En 1980 Antonio Margheriti la projette au coeur de l'enfer du Vietnam aux cotés de David Warbeck dans Héros d'apocalypse / L'ultimo cacciatore. A cette époque, Tisa sortait avec un des producteurs, une des raisons pour laquelle elle décrocha ce rôle. Margheriti ainsi que ses partenaires gardèrent d'elle une image quelque peu mitigée, celle d'une femme de caractère, grossière, toujours prête à égaler la gente masculine et faire des concours de qui boira le plus de bière. A ce jeu plutôt trivial peu d'hommes arrivaient dit-on à la battre. Héros d'apocalypse sera pour l'actrice son chant du cygne.

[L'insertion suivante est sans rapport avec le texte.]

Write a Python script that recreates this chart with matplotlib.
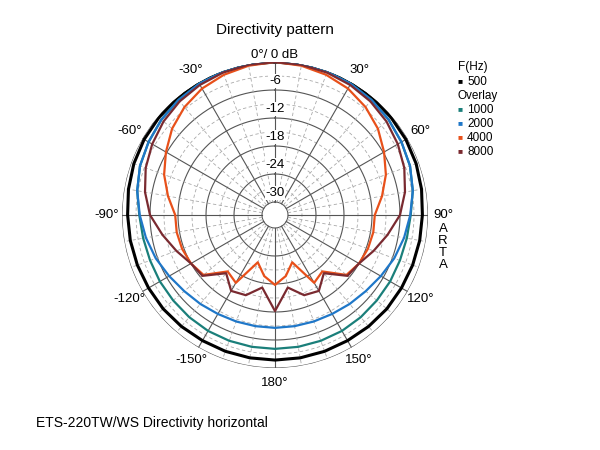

Choisie pour être l'héroïne de Wild beasts / Les bêtes féroces attaquent elle se désiste au dernier moment et Lorraine De Selle la remplacera au pied levé. Tisa qui était alors mariée et mère de famille, retourne à New-York. Certains seront étonnés mais ravis de la voir un temps au volant d'un taxi, une activité qu'elle exerçait déjà parallèlement à sa carrière d'actrice. Malheureusement le destin va s'acharner sur Tisa et le clan Farrow. Si Tisa n'a jamais été très proche de Mia, un drame va encore plus l'éloigner de sa soeur lorsque le fils de Tisa, Jason, décide de partir combattre en Irak. Féroce militante Mia n'acceptera jamais cette décision. Lorsque le jeune soldat meurt, le fils de Mia, très proche de son cousin, se suicidera en se tirant une balle dans la tête. Mia mettra cette mort sur le compte de Tisa à qui elle ne cessera de reprocher d'avoir laissé partir son fils au combat. Le deuil frappera à nouveau Tisa puisqu'elle perdra ses deux filles, l'une emportée par le Sida, l'autre par un cancer.
Aujourd'hui septuagénaire Tisa, après toutes ses épreuves, s'est retirée dans le Vermont en 1994 où durant vingt-sept ans elle exerça le noble métier d'infirmière. Elle s'éteint paisiblement dans son sommeil le 10 janvier 2024 à tout juste 73 ans.
Eternelle victime, belle et si douce, dont le regard vert irradiait l'écran Tisa continuera à personnifier la fragilité et l'innocence.
A nos yeux, Tisa, tu es aussi grande que ta tout aussi divine grande soeur!